Matthew McNulty is among the big names who pulled in millions of viewers in the screen version of Daphne du Maurier’s gothic novel.

Part of a Cumbrian town was turned into Cornwall to shoot a string of scenes for the three-part BBC One drama, screened this week. The cast and crew shot in Cornwall, Yorkshire and Cumbria to ensure the perfect backdrops to fit the novel.

And Matthew, who also starred in Lottery win drama The Syndicate, enjoyed working on the sets.

“It was amazing – we got England in all its beautiful, varied and dramatic glory on this shoot,” he said.

“The setting is so important for this book, almost as important as the characters, and the locations on this show do not disappoint.

“We shot among towering waves, powerful tors, foggy, boggy moors, all in true English weather, cold, wet, windy and dark. It was brilliant.”

Part of Kirkby Lonsdale was pulled back nearly 200 years to look like 1820 Cornwall when filming took place late last year.

The all-star cast, who also included Downton Abbey actress Jessica Brown Findlay, The White Queen’s Emma Grost and Harry Potter’s Shirley Henderson, were backed up by more than 100 supporting actors from Carlisle-based Lakeside Castings.

Among them was Simon Grant, 23, of Houghton, who stars in a fight scene and got to work with stunt expert Jason White, who has worked on the James Bond movies and Indiana Jones films as well as Harry Potter.

“Simon’s great in it,” said Lakeside boss Phil McKay. “It was a great opportunity for him to be part of this. Simon really pulled it off.”

Viewers in Cumbria have been eagerly watching the drama to spot familiar faces in crowd and market scenes.

The drama was one of the biggest commissions to have been shot in the county in recent years. And its filming has whet the appetite of aspiring actors keen to secure careers on stage or screen.

Phil, of Stanwix, said: “A lot of people from Carlisle and the surrounding area were part of this. They all had a great time.

“There were some people filming who’d never been involved in anything like it before.
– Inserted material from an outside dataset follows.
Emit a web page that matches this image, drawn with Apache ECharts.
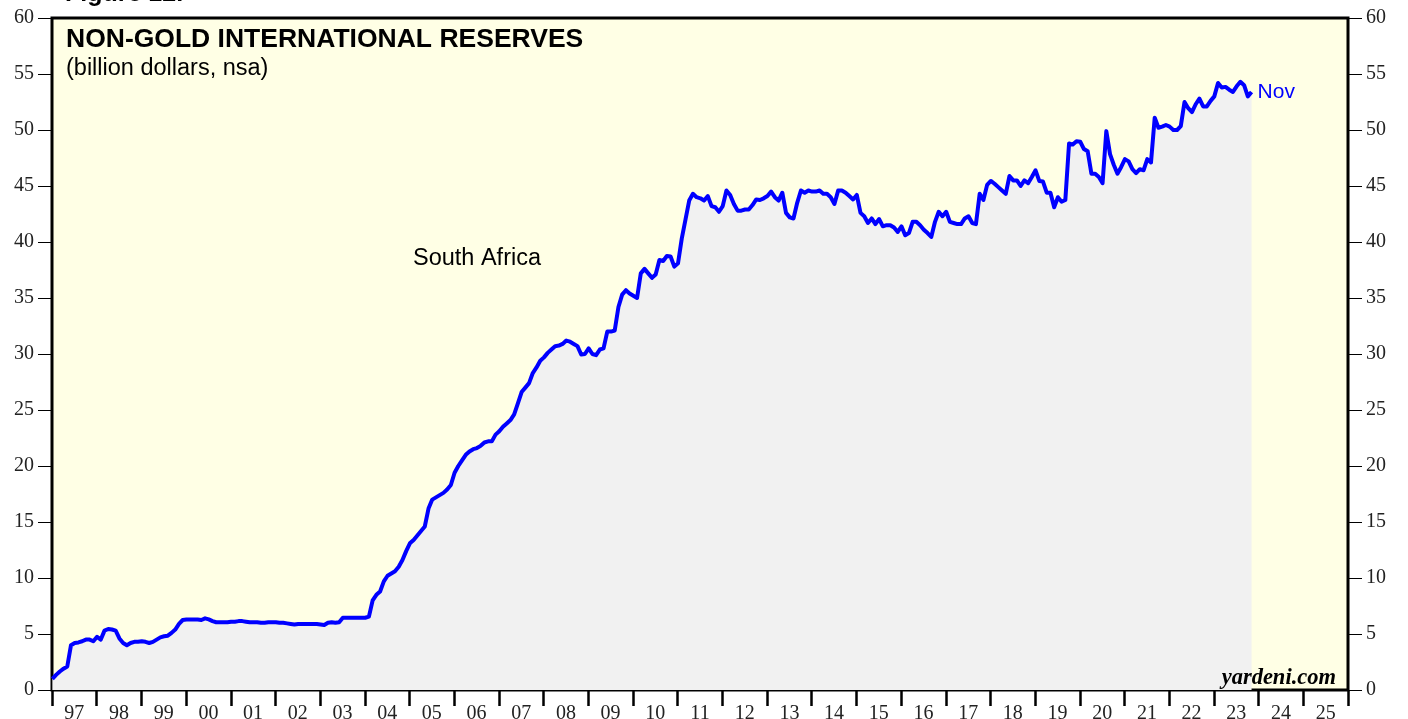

It was great the fact that the production team brought something like this to Cumbria.”

Hundreds of viewers complained about Jamaica Inn saying they had to switch on the subtitles or turn up the volume to the maximum setting to understand what was being said.

A BBC spokeswoman apologised and said: “We are adjusting the dialogue levels in episode two and three to address audience concerns.”